Employees are generally paid a wage or salary.  They generally do not share in the financial risk with the employer and, consequently, have no expectation of sharing in the profits of the business.  Independent contractors  bear the financial risk of the  their business and, consequently, share in the profits of the business.  Depending on how they are organized legally as a business, they might take the profit in the form of a salary , dividends or some combination of the two.  They might also have the option of leaving some of the profit in the corporation, as an investment in the business.

Federal and/or Provincial legislation

Certain Federal and/or Provincial labour statues and workplace safety statutes which provide safeguards for employees will not have any application to independent contractors.

Entitlement to Reasonable Notice or Pay in Lieu

Barring just cause for dismissal, employees have both a statutory right and common law right to reasonable notice of dismissal or pay in lieu thereof.   Independent contractors have no entitlement to reasonable notice or pay  in lieu thereof.

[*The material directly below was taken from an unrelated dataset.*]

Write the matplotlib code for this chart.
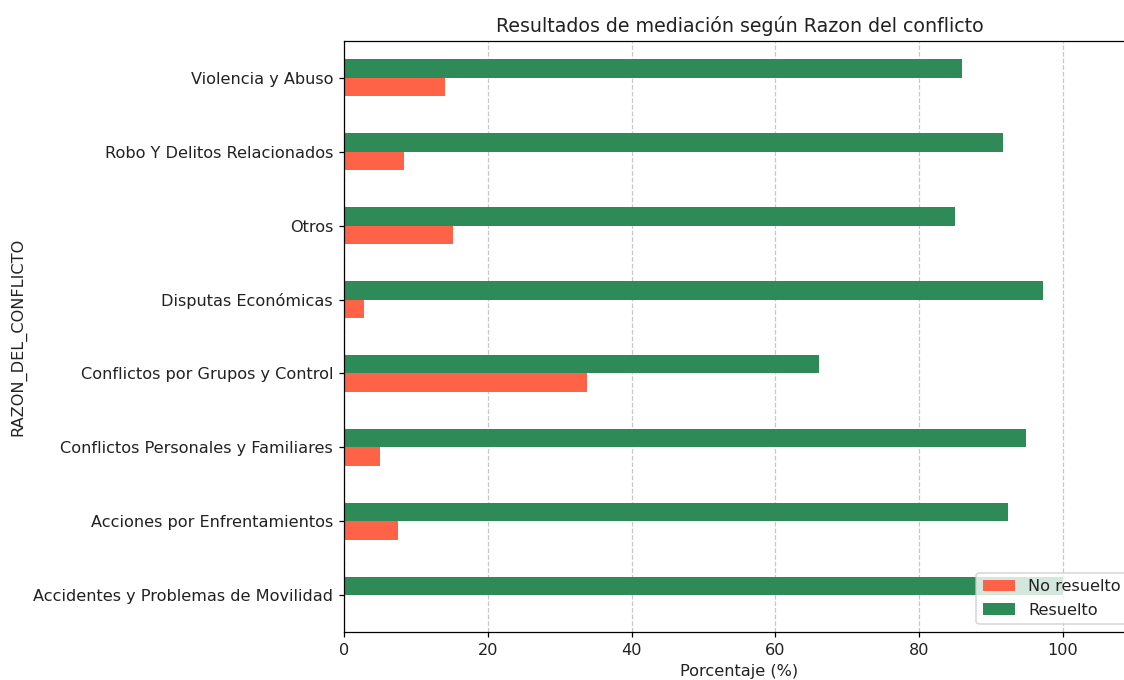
import matplotlib
matplotlib.use("Agg")
import matplotlib.pyplot as plt
import pandas as pd

categories = [
    "Accidentes y Problemas de Movilidad",
    "Acciones por Enfrentamientos",
    "Conflictos Personales y Familiares",
    "Conflictos por Grupos y Control",
    "Disputas Económicas",
    "Otros",
    "Robo Y Delitos Relacionados",
    "Violencia y Abuso",
]
no_resuelto = [0.0, 7.5, 5.0, 33.8, 2.8, 15.1, 8.3, 14.1]
resuelto = [100.0, 92.4, 94.9, 66.1, 97.2, 84.9, 91.6, 85.9]

plt.rcParams["font.size"] = 10.3
plt.rcParams["text.color"] = "#222222"
plt.rcParams["xtick.labelcolor"] = "#222222"
plt.rcParams["ytick.labelcolor"] = "#222222"
plt.rcParams["axes.labelcolor"] = "#222222"

df = pd.DataFrame({"No resuelto": no_resuelto, "Resuelto": resuelto},
                  index=pd.Index(categories, name="RAZON_DEL_CONFLICTO"))

fig = plt.figure(figsize=(10.0, 680 / 112.4), dpi=112.4)
ax = fig.add_axes([344 / 1124, 1 - 632 / 680, (1135 - 344) / 1124, (632 - 41) / 680])
df.plot(kind="barh", ax=ax, color=["#FF6347", "#2E8B57"])
ax.set_xlim(0, 110)
ax.set_title("Resultados de mediación según Razon del conflicto", fontsize=12.2)
ax.set_xlabel("Porcentaje (%)")
ax.set_ylabel("RAZON_DEL_CONFLICTO")
ax.grid(axis="x", linestyle="--", alpha=0.7)
ax.set_axisbelow(True)
ax.legend(loc="lower right")
fig.savefig("out.png", dpi=112.4)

Many more differences could be listed and much more could be said about the examples cited above.  One other very important legal distinction that McKee does remind us of, however, is that the courts have long recognized a special type of business relationship that falls somewhere in between that of the employee and that of the independent contractor.  It is the relationship of the “dependent contractor“.

In the case of a “dependent contractor” there is still no employer/employee relationship but, because of certain peculiar characteristics of the business relationship, the courts have been prepared to imply that reasonable notice of termination is a legally binding term of the agreement creating the relationship.  A dependent contractor relationship arises where there is a certain exclusivity and permanence of service being provided by a contractor that makes the contractor economically dependent on the business entity being served in the relationship.  For example, the courts have recognized a relationship of dependent contractor where self employed truckers have exclusive long term contracts with a mining company.  A dependent contractor relationship has also been found where self employed individuals act as exclusive distributors for a paper company.  The important thing to remember here is that where the relationship of dependent contractor is established, the contractor may well be entitled to reasonable notice of termination of the contract because of the economic dependency that often ensues with such a relationship.

Finally, to come full circle, a dependent contractor relationship, cannot be avoided simply by calling the business relationship in the wording of the contract that of an independent contractor.  It is the nature of the relationship that is all important.

If you are working as a self employed individual and providing services exclusively and  over the long term to one client, you may well be a dependent contractor and entitled to reasonable notice in the event of termination of your contract.  As always, if you have concerns about your specific circumstances, you should speak to a lawyer.